午後10時10分前、ようやく日が暮れてきた。向かいの高いビルにまだ夕日が当たっている。この頃のモスクは台風一過の日本の秋と云う感じで、良い季節だ。上着を着ていてちょっと暑い位だ。
(レニングラードへ)
夜の11時になる。エタージナ(階の番人)がハイヤーの番号を伝えに来る。レニングラード駅に行く。このあたりは夜間照明のせいで、美しい。汽車の走る方向はうすら明るい。
6月28日(水)(モスクワへ帰着)
7時頃目を覚ました。いや覚まされた。汽車がモスクワに着いたからである。駅でなかなかタクシーを止められない。やっとタクシーを見つける。朝帰りは良い気分である。
夜リジアとマーシャと一緒にボリショイ劇場にクルミ割り人形を見に行く。
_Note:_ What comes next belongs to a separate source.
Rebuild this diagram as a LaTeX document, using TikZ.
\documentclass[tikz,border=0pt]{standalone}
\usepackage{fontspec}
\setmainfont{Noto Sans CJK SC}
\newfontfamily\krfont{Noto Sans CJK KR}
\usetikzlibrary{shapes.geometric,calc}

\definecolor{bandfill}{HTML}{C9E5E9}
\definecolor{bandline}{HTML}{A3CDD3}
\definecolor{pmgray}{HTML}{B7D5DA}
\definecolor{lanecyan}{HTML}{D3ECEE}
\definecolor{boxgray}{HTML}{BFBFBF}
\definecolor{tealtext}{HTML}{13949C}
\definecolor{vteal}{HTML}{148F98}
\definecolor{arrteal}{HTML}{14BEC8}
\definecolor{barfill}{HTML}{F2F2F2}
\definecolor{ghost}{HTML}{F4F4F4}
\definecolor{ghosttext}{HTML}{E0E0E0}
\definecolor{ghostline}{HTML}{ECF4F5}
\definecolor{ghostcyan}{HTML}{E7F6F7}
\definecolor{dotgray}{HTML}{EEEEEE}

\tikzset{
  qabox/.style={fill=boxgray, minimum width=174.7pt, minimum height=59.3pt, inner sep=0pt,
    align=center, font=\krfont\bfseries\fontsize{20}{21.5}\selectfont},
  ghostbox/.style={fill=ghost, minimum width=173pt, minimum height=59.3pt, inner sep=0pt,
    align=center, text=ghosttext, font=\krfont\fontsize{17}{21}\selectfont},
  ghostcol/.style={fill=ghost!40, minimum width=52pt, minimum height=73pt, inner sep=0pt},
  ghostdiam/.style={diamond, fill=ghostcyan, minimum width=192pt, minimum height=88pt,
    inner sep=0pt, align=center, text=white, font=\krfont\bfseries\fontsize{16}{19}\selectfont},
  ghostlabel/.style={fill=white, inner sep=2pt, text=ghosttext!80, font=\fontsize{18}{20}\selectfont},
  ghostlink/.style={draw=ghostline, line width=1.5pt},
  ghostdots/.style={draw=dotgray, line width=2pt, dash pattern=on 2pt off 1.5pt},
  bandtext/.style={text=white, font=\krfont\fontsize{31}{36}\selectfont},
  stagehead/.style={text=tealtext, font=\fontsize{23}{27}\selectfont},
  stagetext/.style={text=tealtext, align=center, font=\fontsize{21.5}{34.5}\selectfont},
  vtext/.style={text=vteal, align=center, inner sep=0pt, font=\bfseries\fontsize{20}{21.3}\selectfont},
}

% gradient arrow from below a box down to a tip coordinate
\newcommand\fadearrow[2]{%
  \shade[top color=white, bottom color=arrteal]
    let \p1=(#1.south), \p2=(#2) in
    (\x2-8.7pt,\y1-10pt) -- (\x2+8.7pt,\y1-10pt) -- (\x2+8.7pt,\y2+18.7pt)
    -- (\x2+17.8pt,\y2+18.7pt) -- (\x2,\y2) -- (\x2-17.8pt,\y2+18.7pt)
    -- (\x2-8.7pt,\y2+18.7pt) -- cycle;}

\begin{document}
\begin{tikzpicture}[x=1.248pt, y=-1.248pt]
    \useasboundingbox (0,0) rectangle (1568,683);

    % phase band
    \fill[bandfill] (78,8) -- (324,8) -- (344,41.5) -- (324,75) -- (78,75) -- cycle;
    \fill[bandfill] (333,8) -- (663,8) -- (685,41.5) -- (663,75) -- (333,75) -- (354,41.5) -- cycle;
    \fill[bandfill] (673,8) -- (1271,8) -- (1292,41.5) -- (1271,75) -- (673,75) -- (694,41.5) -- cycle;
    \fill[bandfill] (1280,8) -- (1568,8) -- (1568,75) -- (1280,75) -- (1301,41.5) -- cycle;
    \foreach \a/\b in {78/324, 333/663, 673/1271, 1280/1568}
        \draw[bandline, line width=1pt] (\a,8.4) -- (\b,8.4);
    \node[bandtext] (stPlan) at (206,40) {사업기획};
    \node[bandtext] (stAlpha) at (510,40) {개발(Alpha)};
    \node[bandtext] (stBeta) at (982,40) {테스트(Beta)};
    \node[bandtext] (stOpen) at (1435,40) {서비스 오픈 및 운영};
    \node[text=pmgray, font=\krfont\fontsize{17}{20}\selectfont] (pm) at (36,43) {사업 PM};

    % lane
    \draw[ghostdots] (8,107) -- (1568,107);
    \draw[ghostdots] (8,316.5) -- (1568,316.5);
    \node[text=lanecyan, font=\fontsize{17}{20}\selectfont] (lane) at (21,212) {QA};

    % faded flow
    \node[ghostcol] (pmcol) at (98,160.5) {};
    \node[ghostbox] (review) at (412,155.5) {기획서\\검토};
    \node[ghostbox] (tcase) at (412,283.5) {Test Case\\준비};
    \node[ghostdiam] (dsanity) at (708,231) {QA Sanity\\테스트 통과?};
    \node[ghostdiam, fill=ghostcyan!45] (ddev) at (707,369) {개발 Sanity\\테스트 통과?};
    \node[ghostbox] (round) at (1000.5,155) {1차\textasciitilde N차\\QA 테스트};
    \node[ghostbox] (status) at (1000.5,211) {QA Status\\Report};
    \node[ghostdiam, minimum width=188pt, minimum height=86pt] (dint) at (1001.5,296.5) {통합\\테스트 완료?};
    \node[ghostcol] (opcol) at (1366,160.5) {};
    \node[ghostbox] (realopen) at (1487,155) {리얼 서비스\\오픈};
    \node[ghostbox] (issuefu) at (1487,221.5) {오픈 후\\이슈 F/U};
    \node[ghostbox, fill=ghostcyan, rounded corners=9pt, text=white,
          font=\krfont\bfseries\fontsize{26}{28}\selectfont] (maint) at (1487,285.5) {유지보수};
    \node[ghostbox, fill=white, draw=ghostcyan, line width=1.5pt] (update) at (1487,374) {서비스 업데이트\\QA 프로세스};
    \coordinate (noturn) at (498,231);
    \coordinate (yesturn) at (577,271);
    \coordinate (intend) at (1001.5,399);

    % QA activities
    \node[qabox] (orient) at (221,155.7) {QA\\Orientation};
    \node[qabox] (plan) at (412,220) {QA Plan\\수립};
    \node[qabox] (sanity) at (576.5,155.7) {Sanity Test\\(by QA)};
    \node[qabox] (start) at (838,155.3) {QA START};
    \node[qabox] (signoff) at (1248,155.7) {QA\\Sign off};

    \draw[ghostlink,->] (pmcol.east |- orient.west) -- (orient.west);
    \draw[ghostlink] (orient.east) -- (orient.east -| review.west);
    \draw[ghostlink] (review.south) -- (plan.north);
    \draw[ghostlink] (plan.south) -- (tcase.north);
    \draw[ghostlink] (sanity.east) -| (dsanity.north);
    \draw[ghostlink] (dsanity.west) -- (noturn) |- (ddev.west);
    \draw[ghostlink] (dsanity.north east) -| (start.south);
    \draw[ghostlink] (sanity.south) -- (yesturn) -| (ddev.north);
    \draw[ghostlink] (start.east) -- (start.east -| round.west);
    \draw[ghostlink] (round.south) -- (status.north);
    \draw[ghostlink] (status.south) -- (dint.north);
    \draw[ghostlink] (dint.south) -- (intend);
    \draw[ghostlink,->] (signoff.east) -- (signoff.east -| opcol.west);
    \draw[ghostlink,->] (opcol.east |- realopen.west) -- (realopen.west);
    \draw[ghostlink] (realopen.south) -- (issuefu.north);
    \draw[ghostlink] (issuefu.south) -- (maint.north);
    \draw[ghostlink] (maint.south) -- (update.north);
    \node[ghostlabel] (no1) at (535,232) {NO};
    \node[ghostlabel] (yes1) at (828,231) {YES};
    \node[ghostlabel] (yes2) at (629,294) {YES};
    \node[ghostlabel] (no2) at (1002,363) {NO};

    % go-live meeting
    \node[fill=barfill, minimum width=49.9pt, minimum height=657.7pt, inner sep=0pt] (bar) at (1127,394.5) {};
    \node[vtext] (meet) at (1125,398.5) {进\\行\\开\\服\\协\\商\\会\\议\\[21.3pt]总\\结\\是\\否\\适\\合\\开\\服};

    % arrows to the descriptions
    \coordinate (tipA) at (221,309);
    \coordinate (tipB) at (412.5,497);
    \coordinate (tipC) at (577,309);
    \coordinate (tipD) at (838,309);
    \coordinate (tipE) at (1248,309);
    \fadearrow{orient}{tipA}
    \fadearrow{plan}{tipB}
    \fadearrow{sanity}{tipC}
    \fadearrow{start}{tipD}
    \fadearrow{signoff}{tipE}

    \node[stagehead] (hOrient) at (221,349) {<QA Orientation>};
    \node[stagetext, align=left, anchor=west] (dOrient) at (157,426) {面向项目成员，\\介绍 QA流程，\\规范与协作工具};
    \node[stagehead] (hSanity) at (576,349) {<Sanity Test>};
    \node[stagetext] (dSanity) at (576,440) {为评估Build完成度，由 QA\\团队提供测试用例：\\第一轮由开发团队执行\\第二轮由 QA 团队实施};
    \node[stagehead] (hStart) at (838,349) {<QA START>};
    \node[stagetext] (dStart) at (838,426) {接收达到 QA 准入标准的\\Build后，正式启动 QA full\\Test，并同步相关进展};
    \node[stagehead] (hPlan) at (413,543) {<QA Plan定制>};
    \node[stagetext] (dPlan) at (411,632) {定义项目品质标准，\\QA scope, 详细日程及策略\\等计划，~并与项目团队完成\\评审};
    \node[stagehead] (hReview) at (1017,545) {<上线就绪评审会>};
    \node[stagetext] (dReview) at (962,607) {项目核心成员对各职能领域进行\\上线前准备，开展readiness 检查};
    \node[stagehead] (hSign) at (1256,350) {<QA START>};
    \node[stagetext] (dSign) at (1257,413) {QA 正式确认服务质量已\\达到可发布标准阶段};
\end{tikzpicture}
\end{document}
豪華な舞台で思わず感動した。
7月1日(土)
4時にムーザが来る。トランジスタラジオを買ってやる。46ルーブルをくれた。結局は授業料を払わなかったのと同じ。
歌劇カルメンを見に行った。
7月4日(火)
もうビザが切れて三日、大丈夫かな。タリンに行きたいが、交渉する窓口すら掴めない。知人より会おうと電話あり、オクチャブリスカ駅に行く。タクシーで郊外のチェレムシキに行き、食堂でシャシュリクの変形を食べる。
7月6日(木)
2時にモスクワ大学に行く。しばらく話しているうちにサーシャが呼びに来る。ささやかな宴会の用意ができていた。嬉しかった。サーシャ、ニーナ、ミーシャ、それと知らない人達でコニャックを飲みはじめた。楽しかった。ロシアのお椀を貰った。6時頃終わった。
2次会をミーシャの家でやることになり、ウクライナホテルによって貰ってウイスキーを取ってくる。ミーシャは2階か3階の広い部屋に住んでいる。家具も立派である。親父さんが出てくる。40年前カムチャッカにいたころがあり、少し日本語を知っていた。いつ頃だか知らないが、気が付いたらトイレでひっくり返っていた。見事にのびた。ドアをどんどん叩かれても、どうしようもない。サーシャが「他の人が入りたいから出てくれ」と云ったのを覚えている。
個人宅と云っても、アパートだが、中の調度は素晴らしい。ひょっとしたら、戦前の家具かも知れない。食器類も見事である。結構いい暮らしをしていると思った。どうやって帰ったか覚えていないが、みっともなくて、あとで電話もできない。ところが、こんな遠慮をするのが日本人らしいようで、皆当たり前という顔をしている。やれやれ。
7月7日(金)
一日二日酔いみたいでふらふらしていた。
7月8日(土)
10時にK研に行く。何もない。雑談して終い。
マーシャに映画の切符を頼まれた。マーシャはまだ18歳で、未婚ということ。左手にリングをしていたので結婚していると思っていた。ロシアの習慣では既婚者は石のないリングをするとのこと。
ベリョースカの本店に色々な物があると聞き、とにかく見に行くことにした。閉まっていたので、ノボデ−ビチー寺院の方を廻る。池があり、城壁が絵のように美しい。